start Data excerpt

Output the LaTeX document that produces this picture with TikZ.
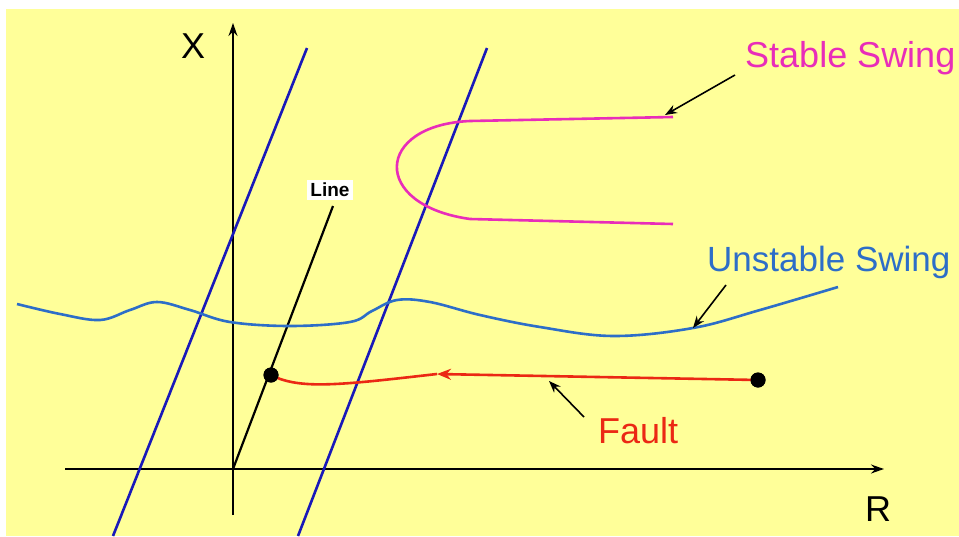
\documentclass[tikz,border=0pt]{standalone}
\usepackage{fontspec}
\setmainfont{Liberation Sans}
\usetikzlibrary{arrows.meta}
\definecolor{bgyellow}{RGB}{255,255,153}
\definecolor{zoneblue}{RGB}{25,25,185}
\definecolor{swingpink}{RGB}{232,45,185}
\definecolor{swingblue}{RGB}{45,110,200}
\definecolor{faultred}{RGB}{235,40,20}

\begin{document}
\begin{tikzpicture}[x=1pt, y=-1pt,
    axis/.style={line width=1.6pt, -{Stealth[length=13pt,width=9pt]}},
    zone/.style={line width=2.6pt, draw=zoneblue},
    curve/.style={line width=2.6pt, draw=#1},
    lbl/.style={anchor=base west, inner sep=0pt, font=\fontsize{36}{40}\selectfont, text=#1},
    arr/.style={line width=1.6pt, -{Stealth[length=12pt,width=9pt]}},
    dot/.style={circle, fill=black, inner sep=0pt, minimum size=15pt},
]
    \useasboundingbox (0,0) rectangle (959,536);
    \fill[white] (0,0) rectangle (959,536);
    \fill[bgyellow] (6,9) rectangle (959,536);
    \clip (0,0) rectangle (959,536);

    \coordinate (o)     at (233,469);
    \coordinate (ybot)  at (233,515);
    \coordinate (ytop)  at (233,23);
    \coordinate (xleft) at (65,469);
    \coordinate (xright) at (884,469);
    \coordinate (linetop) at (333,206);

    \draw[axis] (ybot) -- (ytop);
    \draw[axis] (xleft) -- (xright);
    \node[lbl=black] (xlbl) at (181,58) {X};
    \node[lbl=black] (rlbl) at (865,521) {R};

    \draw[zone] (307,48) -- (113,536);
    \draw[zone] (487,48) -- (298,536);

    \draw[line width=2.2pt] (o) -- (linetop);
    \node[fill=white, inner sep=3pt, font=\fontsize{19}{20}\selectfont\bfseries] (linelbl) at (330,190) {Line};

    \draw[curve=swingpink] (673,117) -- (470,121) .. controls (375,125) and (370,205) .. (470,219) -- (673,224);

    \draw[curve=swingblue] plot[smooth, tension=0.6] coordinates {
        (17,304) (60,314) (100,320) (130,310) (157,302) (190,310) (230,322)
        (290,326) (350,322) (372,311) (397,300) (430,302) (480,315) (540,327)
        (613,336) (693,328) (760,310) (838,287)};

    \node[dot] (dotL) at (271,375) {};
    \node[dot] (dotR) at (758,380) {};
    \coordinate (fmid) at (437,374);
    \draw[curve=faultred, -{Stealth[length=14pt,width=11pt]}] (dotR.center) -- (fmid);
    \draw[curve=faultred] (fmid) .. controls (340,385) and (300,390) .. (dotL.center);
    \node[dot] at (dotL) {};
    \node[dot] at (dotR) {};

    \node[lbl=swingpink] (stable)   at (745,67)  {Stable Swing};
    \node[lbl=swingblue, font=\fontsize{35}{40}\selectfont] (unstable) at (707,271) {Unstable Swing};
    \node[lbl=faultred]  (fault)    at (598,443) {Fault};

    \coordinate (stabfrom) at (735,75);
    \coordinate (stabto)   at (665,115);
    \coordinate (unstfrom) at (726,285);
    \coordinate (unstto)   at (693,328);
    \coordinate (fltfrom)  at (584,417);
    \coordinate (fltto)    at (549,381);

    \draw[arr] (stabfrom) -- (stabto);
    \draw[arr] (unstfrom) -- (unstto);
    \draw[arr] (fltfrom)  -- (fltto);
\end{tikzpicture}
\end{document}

end Data excerpt

What to do: Reproduce each line exactly, please, except for any pictures.

The output:
Output the LaTeX document that produces this picture with TikZ.
\documentclass[tikz,border=0pt]{standalone}
\usepackage{fontspec}
\setmainfont{Liberation Sans}
\usetikzlibrary{arrows.meta}
\definecolor{bgyellow}{RGB}{255,255,153}
\definecolor{zoneblue}{RGB}{25,25,185}
\definecolor{swingpink}{RGB}{232,45,185}
\definecolor{swingblue}{RGB}{45,110,200}
\definecolor{faultred}{RGB}{235,40,20}

\begin{document}
\begin{tikzpicture}[x=1pt, y=-1pt,
    axis/.style={line width=1.6pt, -{Stealth[length=13pt,width=9pt]}},
    zone/.style={line width=2.6pt, draw=zoneblue},
    curve/.style={line width=2.6pt, draw=#1},
    lbl/.style={anchor=base west, inner sep=0pt, font=\fontsize{36}{40}\selectfont, text=#1},
    arr/.style={line width=1.6pt, -{Stealth[length=12pt,width=9pt]}},
    dot/.style={circle, fill=black, inner sep=0pt, minimum size=15pt},
]
    \useasboundingbox (0,0) rectangle (959,536);
    \fill[white] (0,0) rectangle (959,536);
    \fill[bgyellow] (6,9) rectangle (959,536);
    \clip (0,0) rectangle (959,536);

    \coordinate (o)     at (233,469);
    \coordinate (ybot)  at (233,515);
    \coordinate (ytop)  at (233,23);
    \coordinate (xleft) at (65,469);
    \coordinate (xright) at (884,469);
    \coordinate (linetop) at (333,206);

    \draw[axis] (ybot) -- (ytop);
    \draw[axis] (xleft) -- (xright);
    \node[lbl=black] (xlbl) at (181,58) {X};
    \node[lbl=black] (rlbl) at (865,521) {R};

    \draw[zone] (307,48) -- (113,536);
    \draw[zone] (487,48) -- (298,536);

    \draw[line width=2.2pt] (o) -- (linetop);
    \node[fill=white, inner sep=3pt, font=\fontsize{19}{20}\selectfont\bfseries] (linelbl) at (330,190) {Line};

    \draw[curve=swingpink] (673,117) -- (470,121) .. controls (375,125) and (370,205) .. (470,219) -- (673,224);

    \draw[curve=swingblue] plot[smooth, tension=0.6] coordinates {
        (17,304) (60,314) (100,320) (130,310) (157,302) (190,310) (230,322)
        (290,326) (350,322) (372,311) (397,300) (430,302) (480,315) (540,327)
        (613,336) (693,328) (760,310) (838,287)};

    \node[dot] (dotL) at (271,375) {};
    \node[dot] (dotR) at (758,380) {};
    \coordinate (fmid) at (437,374);
    \draw[curve=faultred, -{Stealth[length=14pt,width=11pt]}] (dotR.center) -- (fmid);
    \draw[curve=faultred] (fmid) .. controls (340,385) and (300,390) .. (dotL.center);
    \node[dot] at (dotL) {};
    \node[dot] at (dotR) {};

    \node[lbl=swingpink] (stable)   at (745,67)  {Stable Swing};
    \node[lbl=swingblue, font=\fontsize{35}{40}\selectfont] (unstable) at (707,271) {Unstable Swing};
    \node[lbl=faultred]  (fault)    at (598,443) {Fault};

    \coordinate (stabfrom) at (735,75);
    \coordinate (stabto)   at (665,115);
    \coordinate (unstfrom) at (726,285);
    \coordinate (unstto)   at (693,328);
    \coordinate (fltfrom)  at (584,417);
    \coordinate (fltto)    at (549,381);

    \draw[arr] (stabfrom) -- (stabto);
    \draw[arr] (unstfrom) -- (unstto);
    \draw[arr] (fltfrom)  -- (fltto);
\end{tikzpicture}
\end{document}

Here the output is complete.